The hives lay across the other side of the beck in Mr
Thompson’s land. He owned the meadow too, the one in which they sat and which ran up to the beck. He had said Georgie could bring them all today.

‘We come all the time anyway,’ boasted Don. But Annie thought it was nice not to have to post a look-out for once.

She was sitting on the bank of the beck with her feet flopping in the water. Tom was in his swimsuit, the one that Betsy had knitted before her hands had slowed her up too much. He had brought a jam jar tied round the neck with string; it had made red marks on his hands where he had wound it round so that he could hang on tight as the water tried to tear the jar from him. The beck was not more than a foot deep here in this hot dry end of the summer but already his costume was sagging with the wet and he looked like a sack of potatoes.

‘Caught any yet?’ she called.

He shook his head but did not look up. His legs were so pale they could do with a good dose of sun and she wished she was in there too but down at the deep pool which lay beyond the willow that hung in the water just by Tom. Instead she pulled her dress up over her knees and lay back on the grass next to Grace. It was rich and warm and green. She turned over, pulling herself further on to the grass with her elbows, then lay on her face, breathing in the freshness.

Grace spoke lazily at her side. ‘Me mam says that’s what they get the consumptives to do. Pure oxygen, me mam says. The grass eats our breathings out and spews back good pure stuff. Gives you rosy cheeks, me mam says.’

‘Someone should bottle it then,’ said Annie, too lethargic to speak clearly. ‘Give it to the miners with the black spit.’

‘Me mam says they can do that, in the hospitals.’

Annie raised herself on her elbows so that she could peer out through the high grass across the meadow. There was a sheen of yellow from the buttercups; black-eyed daisies sat in wide clumps. She could hear the thud of Don and Georgie’s boots as they kicked the balls and their shouts as they gave directions. The plop of Tom’s jar sounded behind her as he scooped it out and back in again when he had checked on a catch.
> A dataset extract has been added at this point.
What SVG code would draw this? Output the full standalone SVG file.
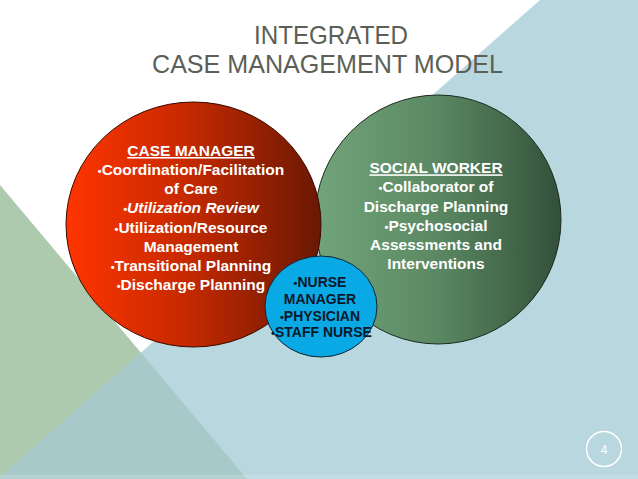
<svg xmlns="http://www.w3.org/2000/svg" width="638" height="479" viewBox="0 0 638 479">
  <defs>
    <linearGradient id="gRed" x1="0" y1="0" x2="1" y2="0">
      <stop offset="0" stop-color="#ff3500"/>
      <stop offset="0.45" stop-color="#c92a00"/>
      <stop offset="1" stop-color="#6a1804"/>
    </linearGradient>
    <linearGradient id="gGreen" x1="0" y1="0" x2="1" y2="0">
      <stop offset="0" stop-color="#72a47a"/>
      <stop offset="0.5" stop-color="#5a8862"/>
      <stop offset="1" stop-color="#33503a"/>
    </linearGradient>
    <clipPath id="ovl"><polygon points="0,185 247,479 0,479"/></clipPath>
    <style>
      .title { font-family: "Liberation Sans", Arial, sans-serif; font-size: 26px; fill: #5b5f56; }
      .wt { font-family: "Liberation Sans", Arial, sans-serif; font-size: 15.5px; font-weight: bold; fill: #ffffff; text-anchor: middle; }
      .bt { font-family: "Liberation Sans", Arial, sans-serif; font-size: 14px; font-weight: bold; fill: #0c1828; text-anchor: middle; }
      .bul { font-size: 11px; }
      .ul { text-decoration: underline; }
    </style>
  </defs>

  <g id="background">
    <rect x="0" y="0" width="638" height="479" fill="#ffffff"/>
    <polygon points="0,185 247,479 0,479" fill="#adc9ae"/>
    <polygon points="540,0 638,0 638,479 -2,479" fill="#b8d7de"/>
    <polygon points="540,0 638,0 638,479 -2,479" fill="#a8c9ca" clip-path="url(#ovl)"/>
    <rect x="0" y="475" width="638" height="4" fill="#ffffff" opacity="0.15"/>
  </g>

  <g id="title">
    <text class="title" x="254" y="44" textLength="154" lengthAdjust="spacingAndGlyphs">INTEGRATED</text>
    <text class="title" x="152" y="73" textLength="351" lengthAdjust="spacingAndGlyphs">CASE MANAGEMENT MODEL</text>
  </g>

  <g id="connectors"></g>

  <g id="node-social-worker">
    <ellipse cx="438" cy="219.5" rx="123" ry="124.5" fill="url(#gGreen)" stroke="#1c2a1e" stroke-width="1"/>
    <text class="wt" x="436" y="173.3"><tspan class="ul">SOCIAL WORKER</tspan></text>
    <text class="wt" x="436" y="192.3"><tspan class="bul">•</tspan>Collaborator of</text>
    <text class="wt" x="436" y="211.7">Discharge Planning</text>
    <text class="wt" x="436" y="230.5"><tspan class="bul">•</tspan>Psychosocial</text>
    <text class="wt" x="436" y="250">Assessments and</text>
    <text class="wt" x="436" y="269">Interventions</text>
  </g>

  <g id="node-case-manager">
    <ellipse cx="193.5" cy="224.5" rx="127.5" ry="122.5" fill="url(#gRed)" stroke="#3a0800" stroke-width="1"/>
    <text class="wt" x="191" y="156"><tspan class="ul">CASE MANAGER</tspan></text>
    <text class="wt" x="191" y="175"><tspan class="bul">•</tspan>Coordination/Facilitation</text>
    <text class="wt" x="191" y="194">of Care</text>
    <text class="wt" x="191" y="213.3" font-style="italic"><tspan class="bul">•</tspan>Utilization Review</text>
    <text class="wt" x="191" y="232.5"><tspan class="bul">•</tspan>Utilization/Resource</text>
    <text class="wt" x="191" y="251.7">Management</text>
    <text class="wt" x="191" y="271"><tspan class="bul">•</tspan>Transitional Planning</text>
    <text class="wt" x="191" y="290"><tspan class="bul">•</tspan>Discharge Planning</text>
  </g>

  <g id="node-nurse">
    <ellipse cx="321" cy="306.5" rx="56" ry="50.5" fill="#09a9e6" stroke="#14222e" stroke-width="1"/>
    <text class="bt" x="320" y="287.3"><tspan class="bul">•</tspan>NURSE</text>
    <text class="bt" x="320" y="304">MANAGER</text>
    <text class="bt" x="320" y="320.7"><tspan class="bul">•</tspan>PHYSICIAN</text>
    <text class="bt" x="321.5" y="337.3"><tspan class="bul">•</tspan>STAFF NURSE</text>
  </g>

  <g id="slide-number">
    <circle cx="604" cy="449" r="17.5" fill="none" stroke="#ffffff" stroke-width="1.5"/>
    <text x="604" y="453.5" font-family="'Liberation Sans', Arial, sans-serif" font-size="12" fill="#ffffff" text-anchor="middle">4</text>
  </g>
</svg>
‘Your mam talks to you a lot,’ she remarked to Grace as she turned on her back, flinging her arm over to shield her eyes. She saw red spots dart themselves across the inside of her lids and hoped Grace hadn’t heard the note of irritation in her voice.

‘She wants me to get on, see,’ Grace said, stirring at Annie’s side. Annie knew that Grace was too hot but could not imagine ever feeling that way herself. The heat oozed into her and she loved it.

‘What will you do then, Gracie, when you’re grown?’

‘Me mam wants me to go into the library I reckon. It’s clean and quiet with a nice sort of people.’

Annie laughed out loud. ‘It’s quiet right enough, Gracie. Remember being chucked out for giggling when Don got the hiccups.’ They both lay back grinning. ‘But what do you want, Grace?’